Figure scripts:
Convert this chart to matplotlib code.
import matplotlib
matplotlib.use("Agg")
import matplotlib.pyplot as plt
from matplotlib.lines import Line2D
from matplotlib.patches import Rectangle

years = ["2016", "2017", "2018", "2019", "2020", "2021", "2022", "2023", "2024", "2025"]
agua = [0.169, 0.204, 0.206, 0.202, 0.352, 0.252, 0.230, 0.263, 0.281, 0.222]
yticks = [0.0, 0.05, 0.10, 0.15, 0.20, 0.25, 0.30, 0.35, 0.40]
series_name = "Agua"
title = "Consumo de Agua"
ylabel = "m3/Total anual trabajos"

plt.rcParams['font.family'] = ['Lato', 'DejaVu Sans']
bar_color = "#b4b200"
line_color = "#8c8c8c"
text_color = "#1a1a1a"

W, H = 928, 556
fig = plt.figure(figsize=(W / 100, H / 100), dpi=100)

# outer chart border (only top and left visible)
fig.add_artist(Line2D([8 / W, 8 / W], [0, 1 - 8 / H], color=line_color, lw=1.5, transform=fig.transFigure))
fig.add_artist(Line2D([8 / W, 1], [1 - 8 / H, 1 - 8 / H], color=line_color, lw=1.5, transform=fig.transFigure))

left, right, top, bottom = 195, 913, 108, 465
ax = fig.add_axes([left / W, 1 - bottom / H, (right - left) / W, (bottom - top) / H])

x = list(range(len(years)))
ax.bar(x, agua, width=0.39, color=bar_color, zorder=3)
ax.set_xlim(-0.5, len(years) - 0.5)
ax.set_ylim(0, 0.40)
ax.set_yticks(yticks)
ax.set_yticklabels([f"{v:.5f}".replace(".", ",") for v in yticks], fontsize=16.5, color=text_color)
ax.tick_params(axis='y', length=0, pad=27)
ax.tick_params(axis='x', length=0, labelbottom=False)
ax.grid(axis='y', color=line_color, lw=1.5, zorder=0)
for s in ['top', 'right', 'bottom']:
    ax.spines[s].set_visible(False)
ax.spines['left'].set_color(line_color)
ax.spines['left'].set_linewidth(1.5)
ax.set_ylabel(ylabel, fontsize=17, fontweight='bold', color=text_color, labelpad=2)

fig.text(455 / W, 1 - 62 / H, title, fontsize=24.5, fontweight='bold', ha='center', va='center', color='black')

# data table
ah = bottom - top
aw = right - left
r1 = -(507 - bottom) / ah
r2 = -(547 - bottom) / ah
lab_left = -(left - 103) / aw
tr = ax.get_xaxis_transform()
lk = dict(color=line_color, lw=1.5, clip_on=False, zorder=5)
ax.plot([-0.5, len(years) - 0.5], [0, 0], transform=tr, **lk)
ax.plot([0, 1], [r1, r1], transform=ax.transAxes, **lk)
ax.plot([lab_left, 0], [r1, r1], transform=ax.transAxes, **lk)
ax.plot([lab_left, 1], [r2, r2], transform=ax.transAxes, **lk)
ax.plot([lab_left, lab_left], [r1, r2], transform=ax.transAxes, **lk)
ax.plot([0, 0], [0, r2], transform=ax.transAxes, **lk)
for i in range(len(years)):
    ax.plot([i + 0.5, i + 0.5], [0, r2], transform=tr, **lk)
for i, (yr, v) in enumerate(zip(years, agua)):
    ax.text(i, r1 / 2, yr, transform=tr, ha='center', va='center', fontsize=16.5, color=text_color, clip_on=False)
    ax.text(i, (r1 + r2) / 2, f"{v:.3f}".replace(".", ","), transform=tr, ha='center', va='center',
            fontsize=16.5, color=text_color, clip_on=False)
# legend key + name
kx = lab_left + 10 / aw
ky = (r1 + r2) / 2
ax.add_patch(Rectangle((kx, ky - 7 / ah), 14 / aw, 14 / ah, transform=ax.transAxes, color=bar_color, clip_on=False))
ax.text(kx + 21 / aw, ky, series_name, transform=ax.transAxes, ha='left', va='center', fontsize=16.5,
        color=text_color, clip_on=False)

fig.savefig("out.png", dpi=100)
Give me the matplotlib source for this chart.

--- Written problem ---
Begin at the top of the records above and quote each line exactly, ending with the line that contains "ax = fig.add_axes([left".

--- Right answer ---
Convert this chart to matplotlib code.
import matplotlib
matplotlib.use("Agg")
import matplotlib.pyplot as plt
from matplotlib.lines import Line2D
from matplotlib.patches import Rectangle

years = ["2016", "2017", "2018", "2019", "2020", "2021", "2022", "2023", "2024", "2025"]
agua = [0.169, 0.204, 0.206, 0.202, 0.352, 0.252, 0.230, 0.263, 0.281, 0.222]
yticks = [0.0, 0.05, 0.10, 0.15, 0.20, 0.25, 0.30, 0.35, 0.40]
series_name = "Agua"
title = "Consumo de Agua"
ylabel = "m3/Total anual trabajos"

plt.rcParams['font.family'] = ['Lato', 'DejaVu Sans']
bar_color = "#b4b200"
line_color = "#8c8c8c"
text_color = "#1a1a1a"

W, H = 928, 556
fig = plt.figure(figsize=(W / 100, H / 100), dpi=100)

# outer chart border (only top and left visible)
fig.add_artist(Line2D([8 / W, 8 / W], [0, 1 - 8 / H], color=line_color, lw=1.5, transform=fig.transFigure))
fig.add_artist(Line2D([8 / W, 1], [1 - 8 / H, 1 - 8 / H], color=line_color, lw=1.5, transform=fig.transFigure))

left, right, top, bottom = 195, 913, 108, 465
ax = fig.add_axes([left / W, 1 - bottom / H, (right - left) / W, (bottom - top) / H])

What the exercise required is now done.